Quite apart from addressing issues of ethnicity, gender and education, engineering PROs must also work hard to explain why engineering still matters. 'What counts in terms of quality of life and wealth creation is applying research, so the task for us is to unpick engineering in its social context,' says McLaughlan. 'Mention engineering and people think of Bob the Builder. They think of grease and sleeves rolled up - not of creating materials that will enable deaf people, for example, to hear again.'
'It is an uphill task,' admits Clarke. 'I don't think anyone knows what an engineer does.' That would appear to be a sensible place to start.
PUBLIC ATTITUDE TO ENGINEERS
- There are 190,402 chartered engineers in the UK, a fall of 3.8 per cent over the past ten years.

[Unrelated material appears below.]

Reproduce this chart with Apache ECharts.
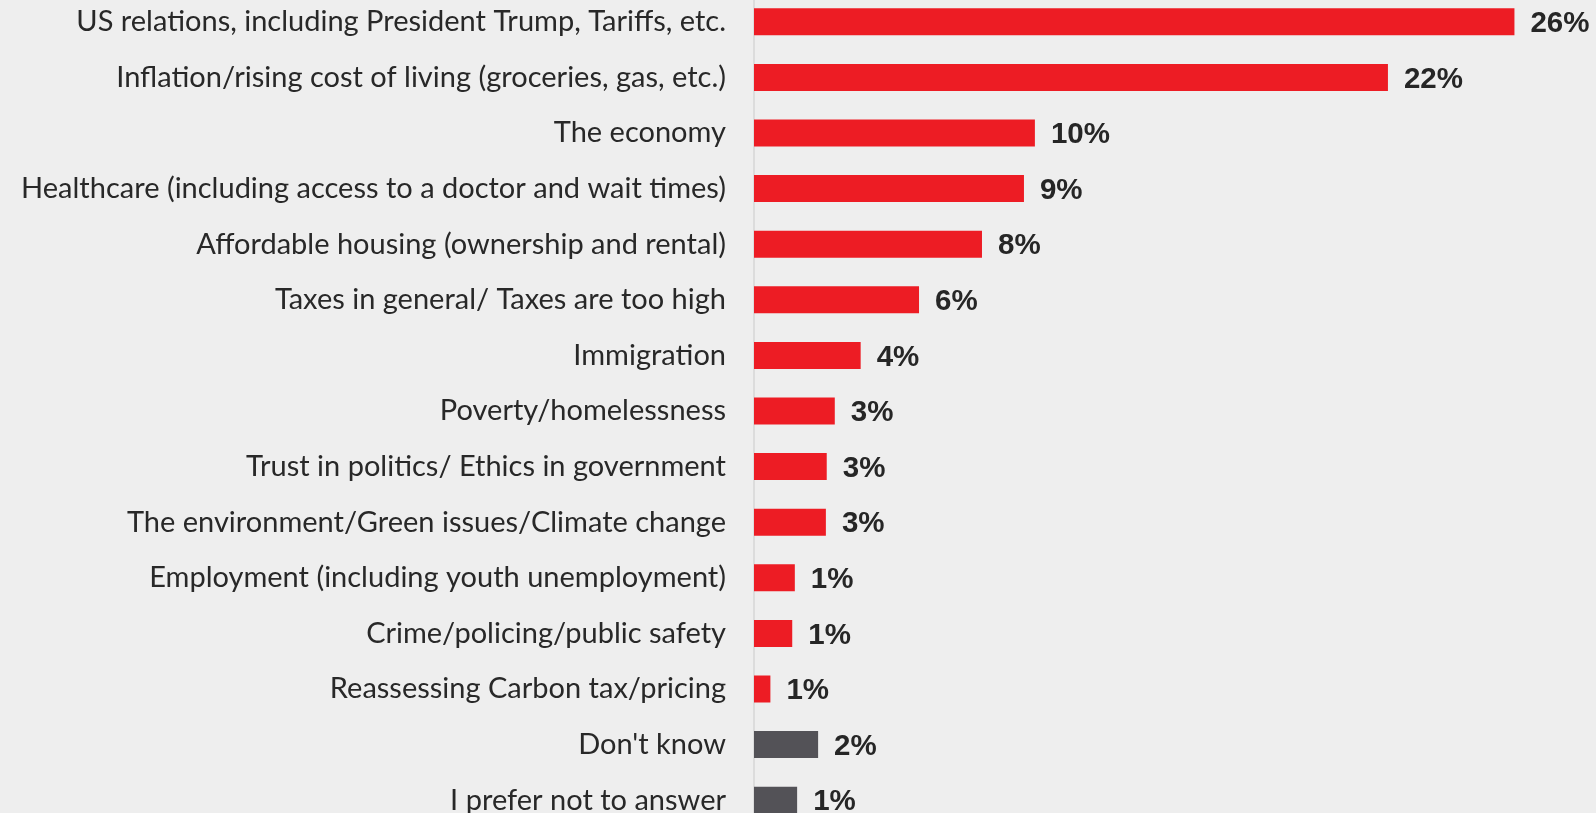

- The 'Science, Engineering and Technology Survey' in 2000 found that fewer British people regarded science and engineering as a good career than in 1978. But four out of five people agreed that 'Britain needs to develop science and technology to enhance its national competitiveness'. More than two thirds of people believed professional engineers 'do a lot to help the economy of this country'.
- In 2003 a report for the Engineering and Physical Sciences Research Council showed the engineering and physical sciences-related sectors accounted for 30 per cent of GDP, 40 per cent of all investment and 75 per cent of all industrial research and development.